• **The request**: Begin with the first line below and retype each line exactly through the line containing "const labelValues = [73.9, 30.6, 11.7];". Any pictures are to be left out.

## Start

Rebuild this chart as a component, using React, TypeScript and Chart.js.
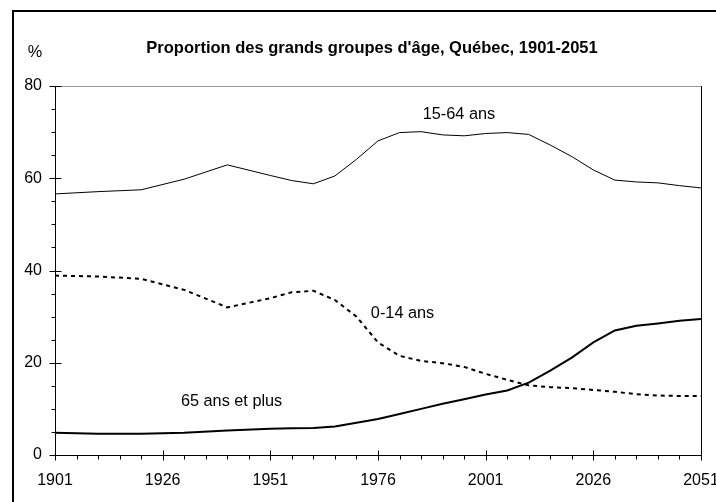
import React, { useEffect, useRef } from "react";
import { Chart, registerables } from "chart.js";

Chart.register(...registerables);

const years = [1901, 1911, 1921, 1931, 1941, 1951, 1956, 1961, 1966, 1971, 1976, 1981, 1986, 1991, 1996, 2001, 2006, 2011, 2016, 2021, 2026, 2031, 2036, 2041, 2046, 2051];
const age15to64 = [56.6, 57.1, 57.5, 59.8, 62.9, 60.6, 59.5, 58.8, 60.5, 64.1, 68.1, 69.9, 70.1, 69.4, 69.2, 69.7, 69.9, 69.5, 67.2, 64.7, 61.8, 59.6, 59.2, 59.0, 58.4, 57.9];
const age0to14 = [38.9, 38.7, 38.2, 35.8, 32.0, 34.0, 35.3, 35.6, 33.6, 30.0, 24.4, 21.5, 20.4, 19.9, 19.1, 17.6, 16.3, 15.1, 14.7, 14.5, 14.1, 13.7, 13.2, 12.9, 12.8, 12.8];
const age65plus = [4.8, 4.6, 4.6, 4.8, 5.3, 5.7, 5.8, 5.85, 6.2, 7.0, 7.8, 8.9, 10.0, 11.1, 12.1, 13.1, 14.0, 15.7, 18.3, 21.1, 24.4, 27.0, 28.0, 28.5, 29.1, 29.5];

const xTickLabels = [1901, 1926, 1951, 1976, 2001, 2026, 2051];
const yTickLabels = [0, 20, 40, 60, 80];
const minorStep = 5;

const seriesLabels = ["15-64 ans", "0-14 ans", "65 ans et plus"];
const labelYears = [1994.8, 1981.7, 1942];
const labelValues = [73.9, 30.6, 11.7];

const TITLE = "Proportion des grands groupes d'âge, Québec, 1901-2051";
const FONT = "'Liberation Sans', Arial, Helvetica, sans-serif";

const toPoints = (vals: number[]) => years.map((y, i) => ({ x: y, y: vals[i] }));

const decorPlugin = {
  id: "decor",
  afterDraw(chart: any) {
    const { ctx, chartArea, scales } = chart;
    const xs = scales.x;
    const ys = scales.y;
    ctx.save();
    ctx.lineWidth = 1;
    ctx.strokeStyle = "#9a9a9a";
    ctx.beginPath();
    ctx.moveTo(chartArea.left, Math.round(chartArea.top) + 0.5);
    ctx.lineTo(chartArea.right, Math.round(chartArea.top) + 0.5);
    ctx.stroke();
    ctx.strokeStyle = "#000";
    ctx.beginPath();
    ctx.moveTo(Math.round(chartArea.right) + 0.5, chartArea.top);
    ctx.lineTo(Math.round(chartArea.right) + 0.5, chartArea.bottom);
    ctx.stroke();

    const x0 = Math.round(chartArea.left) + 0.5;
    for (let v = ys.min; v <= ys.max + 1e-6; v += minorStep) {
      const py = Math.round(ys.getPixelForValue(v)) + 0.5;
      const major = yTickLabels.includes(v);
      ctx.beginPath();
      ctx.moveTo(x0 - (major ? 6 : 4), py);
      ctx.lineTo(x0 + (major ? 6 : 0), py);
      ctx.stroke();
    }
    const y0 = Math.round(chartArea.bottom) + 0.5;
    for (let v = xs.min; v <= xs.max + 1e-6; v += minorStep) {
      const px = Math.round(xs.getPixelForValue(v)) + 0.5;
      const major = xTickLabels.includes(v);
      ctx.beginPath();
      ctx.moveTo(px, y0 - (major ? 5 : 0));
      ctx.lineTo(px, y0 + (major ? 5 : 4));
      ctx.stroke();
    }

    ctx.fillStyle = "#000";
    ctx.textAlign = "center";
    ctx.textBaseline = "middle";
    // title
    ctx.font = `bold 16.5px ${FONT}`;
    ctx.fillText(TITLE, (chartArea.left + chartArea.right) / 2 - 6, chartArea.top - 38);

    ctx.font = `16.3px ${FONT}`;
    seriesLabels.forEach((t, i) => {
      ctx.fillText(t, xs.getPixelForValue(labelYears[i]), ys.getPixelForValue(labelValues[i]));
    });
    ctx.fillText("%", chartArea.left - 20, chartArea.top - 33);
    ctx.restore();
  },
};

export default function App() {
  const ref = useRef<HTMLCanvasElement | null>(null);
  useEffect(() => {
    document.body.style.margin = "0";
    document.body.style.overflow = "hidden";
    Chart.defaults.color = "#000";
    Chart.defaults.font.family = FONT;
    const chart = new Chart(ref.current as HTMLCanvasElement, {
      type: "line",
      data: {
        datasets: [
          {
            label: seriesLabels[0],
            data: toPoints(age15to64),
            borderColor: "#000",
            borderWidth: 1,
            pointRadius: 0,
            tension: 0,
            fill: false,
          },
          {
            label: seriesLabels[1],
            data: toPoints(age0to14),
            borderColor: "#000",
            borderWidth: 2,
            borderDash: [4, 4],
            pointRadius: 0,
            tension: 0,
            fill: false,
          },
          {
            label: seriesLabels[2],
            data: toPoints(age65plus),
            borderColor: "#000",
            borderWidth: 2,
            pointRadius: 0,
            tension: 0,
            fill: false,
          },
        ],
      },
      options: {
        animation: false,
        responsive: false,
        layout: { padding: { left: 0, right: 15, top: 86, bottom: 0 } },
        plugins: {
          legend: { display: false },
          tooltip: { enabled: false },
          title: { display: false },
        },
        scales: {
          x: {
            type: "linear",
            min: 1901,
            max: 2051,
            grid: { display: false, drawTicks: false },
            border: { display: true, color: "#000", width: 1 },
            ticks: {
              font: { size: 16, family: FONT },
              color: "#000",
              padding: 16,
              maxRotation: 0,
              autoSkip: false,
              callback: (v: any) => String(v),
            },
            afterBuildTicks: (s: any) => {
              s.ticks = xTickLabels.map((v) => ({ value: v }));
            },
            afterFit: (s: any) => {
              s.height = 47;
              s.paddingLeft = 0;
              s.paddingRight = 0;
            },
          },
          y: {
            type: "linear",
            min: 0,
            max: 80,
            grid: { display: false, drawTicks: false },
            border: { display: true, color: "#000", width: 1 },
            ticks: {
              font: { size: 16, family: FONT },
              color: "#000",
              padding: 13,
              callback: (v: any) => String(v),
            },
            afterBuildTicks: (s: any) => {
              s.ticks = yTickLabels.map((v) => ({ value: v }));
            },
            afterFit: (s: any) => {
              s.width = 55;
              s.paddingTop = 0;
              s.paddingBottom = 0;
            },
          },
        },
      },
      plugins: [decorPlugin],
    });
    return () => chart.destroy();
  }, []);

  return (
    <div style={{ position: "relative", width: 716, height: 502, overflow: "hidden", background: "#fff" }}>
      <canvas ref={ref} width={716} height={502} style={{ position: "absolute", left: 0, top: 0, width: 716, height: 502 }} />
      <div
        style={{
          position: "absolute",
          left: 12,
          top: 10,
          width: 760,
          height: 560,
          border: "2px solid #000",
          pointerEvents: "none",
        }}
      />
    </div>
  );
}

## End

• **Written reply**:
Rebuild this chart as a component, using React, TypeScript and Chart.js.
import React, { useEffect, useRef } from "react";
import { Chart, registerables } from "chart.js";

Chart.register(...registerables);

const years = [1901, 1911, 1921, 1931, 1941, 1951, 1956, 1961, 1966, 1971, 1976, 1981, 1986, 1991, 1996, 2001, 2006, 2011, 2016, 2021, 2026, 2031, 2036, 2041, 2046, 2051];
const age15to64 = [56.6, 57.1, 57.5, 59.8, 62.9, 60.6, 59.5, 58.8, 60.5, 64.1, 68.1, 69.9, 70.1, 69.4, 69.2, 69.7, 69.9, 69.5, 67.2, 64.7, 61.8, 59.6, 59.2, 59.0, 58.4, 57.9];
const age0to14 = [38.9, 38.7, 38.2, 35.8, 32.0, 34.0, 35.3, 35.6, 33.6, 30.0, 24.4, 21.5, 20.4, 19.9, 19.1, 17.6, 16.3, 15.1, 14.7, 14.5, 14.1, 13.7, 13.2, 12.9, 12.8, 12.8];
const age65plus = [4.8, 4.6, 4.6, 4.8, 5.3, 5.7, 5.8, 5.85, 6.2, 7.0, 7.8, 8.9, 10.0, 11.1, 12.1, 13.1, 14.0, 15.7, 18.3, 21.1, 24.4, 27.0, 28.0, 28.5, 29.1, 29.5];

const xTickLabels = [1901, 1926, 1951, 1976, 2001, 2026, 2051];
const yTickLabels = [0, 20, 40, 60, 80];
const minorStep = 5;

const seriesLabels = ["15-64 ans", "0-14 ans", "65 ans et plus"];
const labelYears = [1994.8, 1981.7, 1942];
const labelValues = [73.9, 30.6, 11.7];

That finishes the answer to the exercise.